The journey to transform the banana supply chain
Thanks to their versatility, affordability and health benefits, bananas remain one of the most popular and nutritious snacks worldwide. The banana supply chain, however, is not always viewed in the same favorable light. Especially when it comes to sustainability.
"Our goal at IFCO is to make the fresh grocery supply chain sustainable for every type of fruit and vegetable, as well as for meat, fish, eggs and baked goods. Naturally, this ambitious target covers bananas, too," explains Michael Meierhöfer, Vice President Sales, New Market Verticals at IFCO, and the company’s resident expert on the banana supply chain.
"Understanding the complex and interconnected networks, systems and activities behind every banana in the stores is key to making the banana supply chain sustainable," he adds
When was the first reusable banana crate launched?
"Fresh produce transportation strategies are key areas in which IFCO excels," explains Meierhöfer. Roughly 30 years of experience in designing, producing and pooling Reusable Packaging Containers (RPCs) is packed inside IFCO innovations. The first IFCO RPC was developed in the early 1990s.
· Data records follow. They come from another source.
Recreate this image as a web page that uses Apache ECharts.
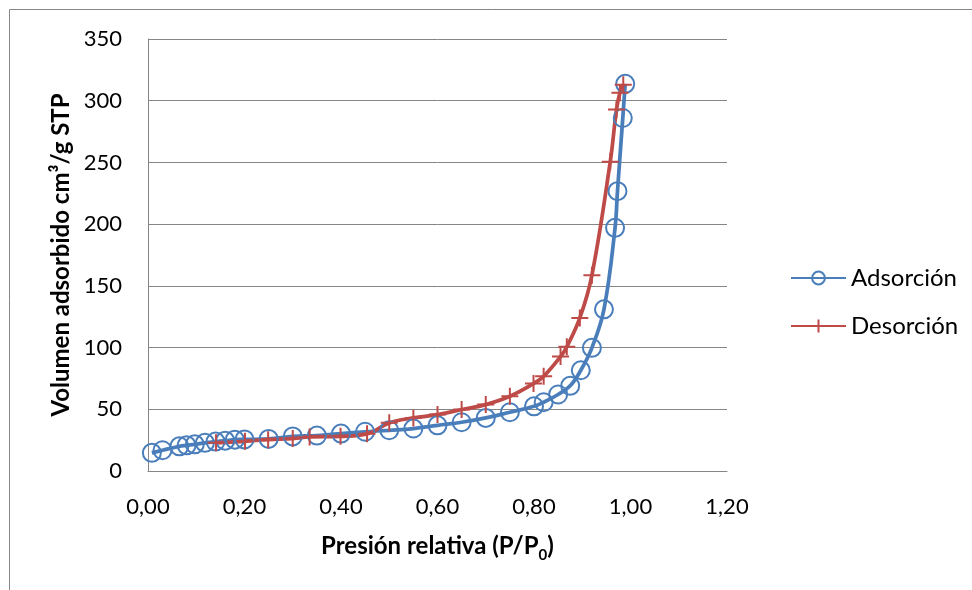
<!DOCTYPE html>
<html>
<head>
<meta charset="utf-8">
<script src="https://cdn.jsdelivr.net/npm/echarts@6/dist/echarts.min.js"></script>
<style>
html,body{margin:0;padding:0;background:#fff;}
#c{width:972px;height:590px;}
</style>
</head>
<body>
<div id="c"></div>
<script>
// Data
var adsX = [0.008, 0.03, 0.065, 0.08, 0.097, 0.118, 0.14, 0.16, 0.18, 0.20, 0.25, 0.30, 0.35, 0.40, 0.45, 0.50, 0.55, 0.60, 0.65, 0.70, 0.75, 0.80, 0.82, 0.85, 0.875, 0.897, 0.92, 0.945, 0.968, 0.973, 0.984, 0.989];
var adsY = [14.7, 16.8, 20, 20.8, 21.6, 22.8, 23.8, 24.6, 25.4, 25.6, 26, 28, 28.7, 30.3, 31.8, 33, 34.4, 37, 39.5, 43, 47.6, 52.4, 55.7, 62, 69, 81.6, 99.8, 131, 197, 226.7, 286, 313.7];
var desX = [0.141, 0.201, 0.249, 0.30, 0.335, 0.399, 0.454, 0.50, 0.55, 0.60, 0.65, 0.70, 0.75, 0.799, 0.82, 0.855, 0.868, 0.895, 0.92, 0.958, 0.971, 0.978, 0.985];
var desY = [22.8, 24.1, 25.4, 26.3, 27.6, 28.1, 30.1, 39, 43, 45.7, 49.8, 53.8, 60.5, 70.8, 76.7, 92.7, 100.6, 124, 158.5, 250.5, 292.9, 306.4, 313];
var seriesNames = ['Adsorción', 'Desorción'];
var xTitle = 'Presión relativa (P/P{sub|0})';
var yTitle = 'Volumen adsorbido cm³/g STP';

function zip(xs, ys) { return xs.map(function (x, i) { return [x, ys[i]]; }); }

var FONT = 'Lato';
var chart = echarts.init(document.getElementById('c'), null, {renderer: 'canvas'});
chart.setOption({
  animation: false,
  backgroundColor: '#ffffff',
  graphic: [{
    type: 'rect', silent: true, z: -10,
    shape: {x: 9.5, y: 9.5, width: 1200, height: 1200},
    style: {fill: null, stroke: '#868686', lineWidth: 1}
  }],
  grid: {left: 148, top: 39, width: 579, height: 432, containLabel: false},
  legend: {
    orient: 'vertical', left: 785, top: 260,
    itemWidth: 55, itemHeight: 16, itemGap: 22,
    textStyle: {fontFamily: FONT, fontSize: 24, lineHeight: 26, color: '#000'},
    data: seriesNames
  },
  xAxis: {
    type: 'value', min: 0, max: 1.2, interval: 0.2,
    name: xTitle, nameLocation: 'middle', nameGap: 62,
    nameTextStyle: {
      fontFamily: FONT, fontSize: 24, lineHeight: 26, fontWeight: 'bold', color: '#000',
      rich: {sub: {fontFamily: FONT, fontSize: 15, fontWeight: 'bold', color: '#000', verticalAlign: 'top', lineHeight: 10, padding: [15, 0, 0, 0]}}
    },
    axisLine: {show: true, lineStyle: {color: '#868686', width: 1}},
    axisTick: {show: false},
    splitLine: {show: false},
    axisLabel: {
      fontFamily: FONT, fontSize: 22, color: '#000', margin: 25,
      formatter: function (v) { return v.toFixed(2).replace('.', ','); }
    }
  },
  yAxis: {
    type: 'value', min: 0, max: 350, interval: 50,
    name: yTitle, nameLocation: 'middle', nameGap: 72, nameRotate: 90,
    nameTextStyle: {fontFamily: FONT, fontSize: 24, fontWeight: 'bold', color: '#000'},
    axisLine: {show: true, lineStyle: {color: '#868686', width: 1}},
    axisTick: {show: false},
    splitLine: {show: true, lineStyle: {color: '#868686', width: 1}},
    axisLabel: {fontFamily: FONT, fontSize: 22, color: '#000', margin: 26}
  },
  series: [{
    name: seriesNames[0], type: 'line', data: zip(adsX, adsY),
    smooth: 0.4, symbol: 'circle', symbolSize: 18, showAllSymbol: true,
    lineStyle: {color: '#4A7EBB', width: 3.75},
    itemStyle: {color: 'rgba(255,255,255,0)', borderColor: '#4A7EBB', borderWidth: 2}
  }, {
    name: seriesNames[1], type: 'line', data: zip(desX, desY),
    smooth: 0.4, symbol: 'path://M0,8L16,8M8,0L8,16', symbolSize: 17, showAllSymbol: true,
    lineStyle: {color: '#BE4B48', width: 3.75},
    itemStyle: {color: '#BE4B48', borderColor: '#BE4B48', borderWidth: 2}
  }]
});
</script>
</body>
</html>
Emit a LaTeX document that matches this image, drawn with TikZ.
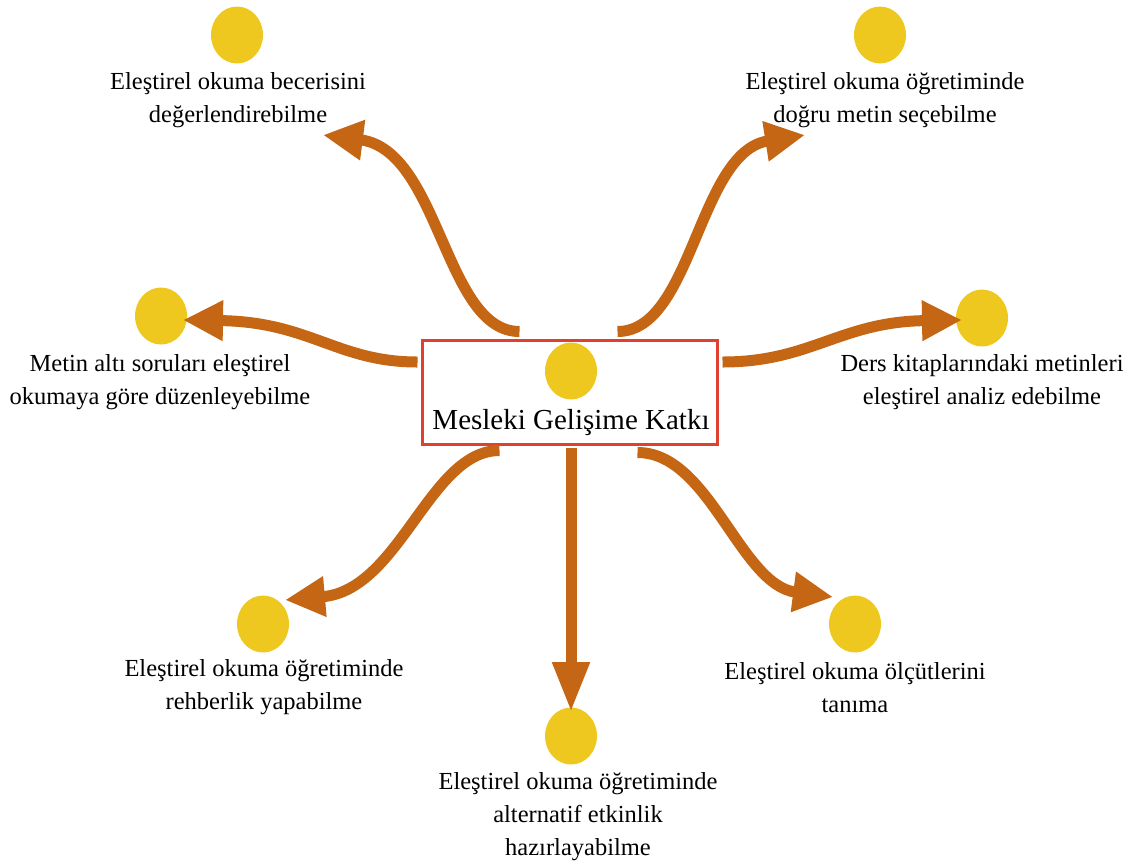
\documentclass[tikz,border=0pt]{standalone}
\usepackage{fontspec}
\setmainfont{Liberation Serif}
\usetikzlibrary{positioning,arrows.meta,shapes.geometric,calc}
\definecolor{flowc}{RGB}{197,102,20}
\definecolor{bulbc}{RGB}{238,200,30}
\definecolor{hubc}{RGB}{224,64,48}

\begin{document}
\begin{tikzpicture}[
  x=1pt, y=-1pt,
  bulb/.style={ellipse, fill=bulbc, minimum width=52pt, minimum height=57pt, inner sep=0pt},
  lbl/.style={align=center, font=\fontsize{24.5}{33}\selectfont, inner sep=0pt},
  flow/.style={draw=flowc, line width=11pt, -{Triangle[length=40pt,width=38pt]}}
]
\useasboundingbox (0,0) rectangle (1131,863);

% Hub
\node[draw=hubc, line width=3pt, minimum width=295pt, minimum height=104pt, inner sep=0pt] (hub) at (569.5,392) {};
\node[bulb] (c0) at (571,371) {};
\node[font=\fontsize{29}{33}\selectfont, inner sep=0pt, anchor=base] (t0) at (571,429) {Mesleki Gelişime Katkı};

% Outer items
\node[bulb] (c1) at (237,35) {};
\node[lbl] (t1) at (238,100) {Eleştirel okuma becerisini\\değerlendirebilme};
\node[bulb] (c2) at (880,35) {};
\node[lbl] (t2) at (885,100) {Eleştirel okuma öğretiminde\\doğru metin seçebilme};
\node[bulb] (c3) at (161,316) {};
\node[lbl] (t3) at (160,382) {Metin altı soruları eleştirel\\okumaya göre düzenleyebilme};
\node[bulb] (c4) at (982,318) {};
\node[lbl] (t4) at (982,382) {Ders kitaplarındaki metinleri\\eleştirel analiz edebilme};
\node[bulb] (c5) at (263,624) {};
\node[lbl] (t5) at (264,687) {Eleştirel okuma öğretiminde\\rehberlik yapabilme};
\node[bulb] (c6) at (571,736) {};
\node[lbl] (t6) at (578,817) {Eleştirel okuma öğretiminde\\alternatif etkinlik\\hazırlayabilme};
\node[bulb] (c7) at (855,624) {};
\node[lbl] (t7) at (855,688) {Eleştirel okuma ölçütlerini\\tanıma};

% Arrow ends
\coordinate (s1) at ($(hub.north)+(-50,-7)$);
\coordinate (s2) at ($(hub.north)+(48,-7)$);
\coordinate (s3) at ($(hub.west)+(-3,-30)$);
\coordinate (s4) at ($(hub.east)+(4,-30)$);
\coordinate (s5) at ($(hub.south)+(-70,5)$);
\coordinate (s6) at ($(hub.south)+(1.5,2)$);
\coordinate (s7) at ($(hub.south)+(68,7)$);
\coordinate (e1) at (323,135);
\coordinate (e2) at (805,135);
\coordinate (e3) at (183,320);
\coordinate (e4) at (962,320);
\coordinate (e5) at (285,600);
\coordinate (e6) at (571,712);
\coordinate (e7) at (833,597);

% Arrows
\draw[flow] (s1) .. controls +(-75,0) and +(117,15) .. (e1);
\draw[flow] (s2) .. controls +(75,0) and +(-107,17) .. (e2);
\draw[flow] (s3) .. controls +(-80,0) and +(127,2) .. (e3);
\draw[flow] (s4) .. controls +(88,0) and +(-122,2) .. (e4);
\draw[flow] (s5) .. controls +(-70,0) and +(115,-10) .. (e5);
\draw[flow, -{Triangle[length=50pt,width=35pt]}] (s6) -- (e6);
\draw[flow] (s7) .. controls +(72,0) and +(-93,-12) .. (e7);

\end{tikzpicture}
\end{document}
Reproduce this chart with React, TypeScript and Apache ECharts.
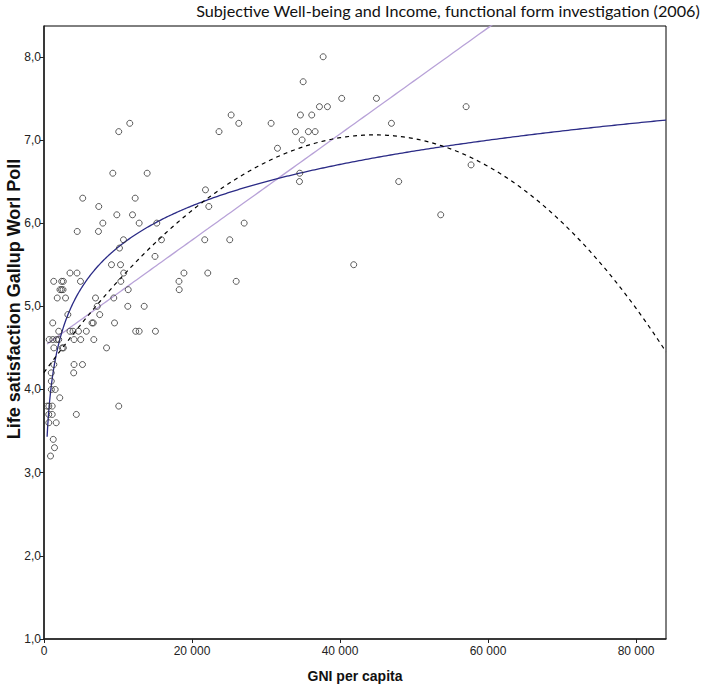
import React, { useEffect, useRef } from "react";
import * as echarts from "echarts";

// ---- Data ----
const gniPerCapita: number[] = [
  11590, 10100, 23650, 9300, 13940, 5230, 7400, 12320, 9840, 11960,
  21820, 22270, 37720, 35020, 25290, 26320, 30690, 34650, 36180, 37220,
  38300, 40230, 44920, 33980, 35730, 36640, 34880, 31550, 34560, 34520,
  27050, 41850, 57040, 46950, 57710, 47930, 53610, 21720, 25100, 18910,
  22130, 18240, 25970, 18270, 7950, 12860, 15240, 7360, 4490, 10740,
  15870, 10200, 15000, 9120, 10340, 10770, 10380, 11380, 6960, 9430,
  7190, 11320, 13540, 7530, 9530, 12390, 12860, 15060, 8450, 3510,
  4460, 1310, 2390, 2610, 4930, 2160, 2370, 2570, 1790, 2910,
  3220, 1180, 6490, 6660, 1990, 3510, 3920, 4660, 5720, 700,
  1190, 1690, 1990, 4060, 4960, 6730, 1330, 2460, 2620, 1330,
  4060, 5200, 980, 4010, 990, 990, 1510, 2130, 420, 650,
  1110, 10100, 640, 1110, 4370, 650, 1650, 1250, 1420, 880,
];
const lifeSatisfaction: number[] = [
  7.2, 7.1, 7.1, 6.6, 6.6, 6.3, 6.2, 6.3, 6.1, 6.1,
  6.4, 6.2, 8.0, 7.7, 7.3, 7.2, 7.2, 7.3, 7.3, 7.4,
  7.4, 7.5, 7.5, 7.1, 7.1, 7.1, 7.0, 6.9, 6.6, 6.5,
  6.0, 5.5, 7.4, 7.2, 6.7, 6.5, 6.1, 5.8, 5.8, 5.4,
  5.4, 5.3, 5.3, 5.2, 6.0, 6.0, 6.0, 5.9, 5.9, 5.8,
  5.8, 5.7, 5.6, 5.5, 5.5, 5.4, 5.3, 5.2, 5.1, 5.1,
  5.0, 5.0, 5.0, 4.9, 4.8, 4.7, 4.7, 4.7, 4.5, 5.4,
  5.4, 5.3, 5.3, 5.3, 5.3, 5.2, 5.2, 5.2, 5.1, 5.1,
  4.9, 4.8, 4.8, 4.8, 4.7, 4.7, 4.7, 4.7, 4.7, 4.6,
  4.6, 4.6, 4.6, 4.6, 4.6, 4.6, 4.5, 4.5, 4.5, 4.3,
  4.3, 4.3, 4.2, 4.2, 4.1, 4.0, 4.0, 3.9, 3.8, 3.8,
  3.8, 3.8, 3.7, 3.7, 3.7, 3.6, 3.6, 3.4, 3.3, 3.2,
];

const xTicks: number[] = [0, 20000, 40000, 60000, 80000];
const yTicks: number[] = [1, 2, 3, 4, 5, 6, 7, 8];

// Fitted curves (coefficients)
const linearFit = { intercept: 4.52, slope: 6.38e-5 };
const logFit = { a: -0.907, b: 0.7184 };
const cubicFitPerThousand = [4.2034, 0.12193, -0.0011641, -2.99e-6];

const X_MIN = 0;
const X_MAX = 84050;
const Y_MIN = 1;
const Y_MAX = 8.37;

const TITLE = "Subjective Well-being and Income, functional form investigation (2006)";
const X_TITLE = "GNI per capita";
const Y_TITLE = "Life satisfaction Gallup Worl Poll";

function sampleCurve(f: (x: number) => number, x0: number, x1: number, n: number) {
  const out: number[][] = [];
  for (let i = 0; i <= n; i++) {
    const t = i / n;
    const x = x0 + (x1 - x0) * t * t;
    out.push([x, f(x)]);
  }
  return out;
}

export default function App() {
  const ref = useRef<HTMLDivElement>(null);

  useEffect(() => {
    if (!ref.current) return;
    const chart = echarts.init(ref.current, null, { renderer: "svg" });

    const xStart = Math.min(...gniPerCapita);
    const scatterData = gniPerCapita.map((g, i) => [g, lifeSatisfaction[i]]);
    const linData = sampleCurve((x) => linearFit.intercept + linearFit.slope * x, xStart, X_MAX, 200);
    const logData = sampleCurve((x) => logFit.a + logFit.b * Math.log(x), xStart, X_MAX, 400);
    const cubData = sampleCurve((x) => {
      const k = x / 1000;
      const c = cubicFitPerThousand;
      return c[0] + c[1] * k + c[2] * k * k + c[3] * k * k * k;
    }, X_MIN, X_MAX, 300);

    // fit title font size to the reference width
    let titleSize = 16;
    try {
      const ctx = document.createElement("canvas").getContext("2d");
      if (ctx) {
        ctx.font = "16px Lato";
        const w = ctx.measureText(TITLE).width;
        if (w > 0) titleSize = Math.round((16 * 503) / w * 10) / 10;
      }
    } catch (e) {}

    const labelFont = "'Liberation Sans Narrow', 'Arial Narrow', 'Liberation Sans', Arial, sans-serif";
    const boldFont = "'Liberation Sans', Arial, sans-serif";

    chart.setOption({
      animation: false,
      backgroundColor: "#ffffff",
      grid: {
        left: 44,
        top: 26,
        width: 622,
        height: 613,
        show: true,
        borderColor: "#000",
        borderWidth: 1,
        backgroundColor: "transparent",
      },
      xAxis: {
        type: "value",
        min: X_MIN,
        max: X_MAX,
        interval: 20000,
        splitLine: { show: false },
        axisLine: { show: true, onZero: false, lineStyle: { color: "#222", width: 1.5 } },
        axisTick: { show: true, length: 4, lineStyle: { color: "#222" }, customValues: xTicks },
        axisLabel: {
          customValues: xTicks,
          margin: 6,
          fontSize: 12,
          fontFamily: labelFont,
          color: "#222",
          formatter: (v: number) => (v === 0 ? "0" : String(Math.round(v)).replace(/\B(?=(\d{3})+(?!\d))/g, " ")),
        },
      },
      yAxis: {
        type: "value",
        min: Y_MIN,
        max: Y_MAX,
        interval: 1,
        splitLine: { show: false },
        axisLine: { show: true, onZero: false, lineStyle: { color: "#222", width: 1.5 } },
        axisTick: { show: true, length: 4, lineStyle: { color: "#222" }, customValues: yTicks },
        axisLabel: {
          customValues: yTicks,
          margin: 3,
          fontSize: 12,
          fontFamily: labelFont,
          color: "#222",
          formatter: (v: number) => v.toFixed(1).replace(".", ","),
        },
      },
      graphic: [
        {
          type: "text",
          right: 5,
          top: 2,
          style: { text: TITLE, font: `${titleSize}px Lato`, fill: "#111" },
        },
        {
          type: "text",
          x: 355,
          y: 676,
          style: {
            text: X_TITLE,
            font: `bold 14px ${boldFont}`,
            fill: "#111",
            textAlign: "center",
            textVerticalAlign: "middle",
          },
        },
        {
          type: "text",
          x: 14,
          y: 299,
          rotation: Math.PI / 2,
          style: {
            text: Y_TITLE,
            font: `bold 18px ${boldFont}`,
            fill: "#111",
            textAlign: "center",
            textVerticalAlign: "middle",
          },
        },
      ],
      series: [
        {
          type: "line",
          name: "Linear",
          data: linData,
          showSymbol: false,
          symbol: "none",
          clip: true,
          lineStyle: { color: "#b8a2d8", width: 1.3 },
          z: 2,
        },
        {
          type: "line",
          name: "Logarithmic",
          data: logData,
          showSymbol: false,
          symbol: "none",
          clip: true,
          lineStyle: { color: "#2b2b86", width: 1.3 },
          z: 2,
        },
        {
          type: "line",
          name: "Cubic",
          data: cubData,
          showSymbol: false,
          symbol: "none",
          clip: true,
          lineStyle: { color: "#000", width: 1.2, type: [4, 4] },
          z: 2,
        },
        {
          type: "scatter",
          name: "Countries",
          data: scatterData,
          symbol: "circle",
          symbolSize: 6,
          itemStyle: { color: "rgba(0,0,0,0)", borderColor: "#333", borderWidth: 1 },
          z: 3,
        },
      ],
    });

    return () => chart.dispose();
  }, []);

  return (
    <div
      ref={ref}
      style={{ position: "fixed", left: 0, top: 0, width: 705, height: 688, background: "#fff" }}
    />
  );
}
And the first IFCO reusable banana crate, the Caja Oro, along with a customized version of the IFCO SmartCycle™ closed loop pooling system specifically for the unique challenges of the global banana trade, was launched in the US over 15 years ago. Meierhöfer was the person responsible for its launch across Europe."Our experience and success lie in increasing food safety while reducing food and solid waste, energy use and water consumption. All of these goals have priority when you are aiming for a sustainable supply chain, whatever the produce," adds Meierhöfer.
Learnings from the first generation of banana RPCs, the Caja Oro, have been plugged into the next generation of reusable crates: the Banana Lift Lock.